I'm assuming this doesn't count warm up sets. Do you go to failure on every excercise, or do you do like a top set and then a back off set?
I'm pretty sure that's what he is doing.
 
It’s all relative to the person.
Some people could grow off that, I for sure as hell don’t. I use to do 18-25 sets of chest one workout once a week and didn’t notice any size OR strength gains until I cut it down to 9-12 sets twice every 8 days. Same with delts. The only muscle groups in my body that grow off volume over 12 sets would be back and legs.

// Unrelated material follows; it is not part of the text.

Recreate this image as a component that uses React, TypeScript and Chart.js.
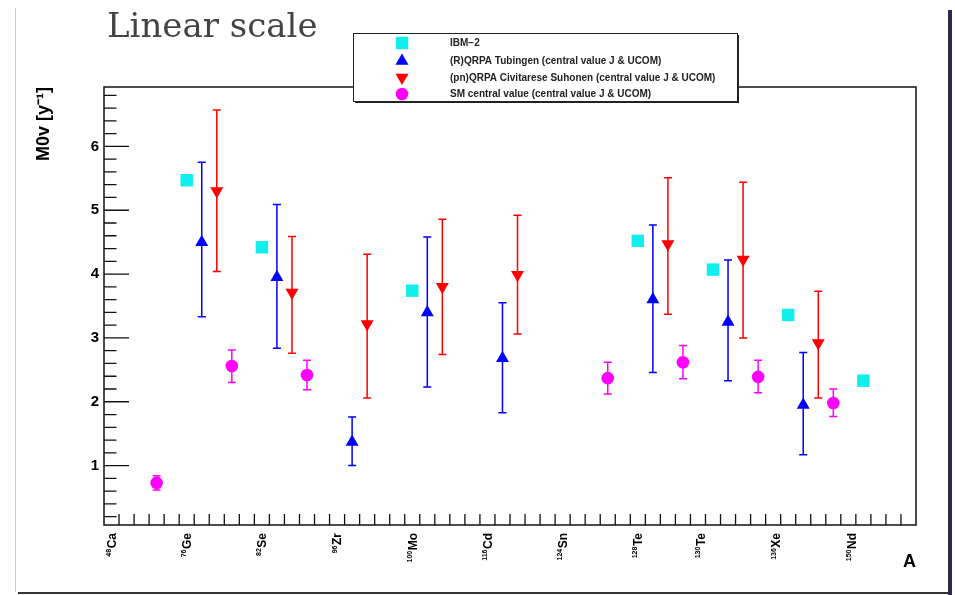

Everyone’s different, gotta trial and error this stuff out for yourself.
 
I'm assuming this doesn't count warm up sets. Do you go to failure on every excercise, or do you do like a top set and then a back off set?
Warmups are not included.

Warmup as needed, but my scheme for warmups is as many a as i need to get warm with descending reps and ascending weight. As I go thru the workout the number of warmups needed decreases to a minimum of 1 to feel the movmeent/find the groove and go. Idea is to minimize effort bot applied to working sets where I'm doing 2 per movement to failure: 1 top and 1 backdown. Both top and backdown are to failure, backdown just uses 10-20% less weight.

The number of working sets changes depending on caloric intake, gear, goal, etc. but I don't stray 2 far from 2 per movement 5-6 movements per day.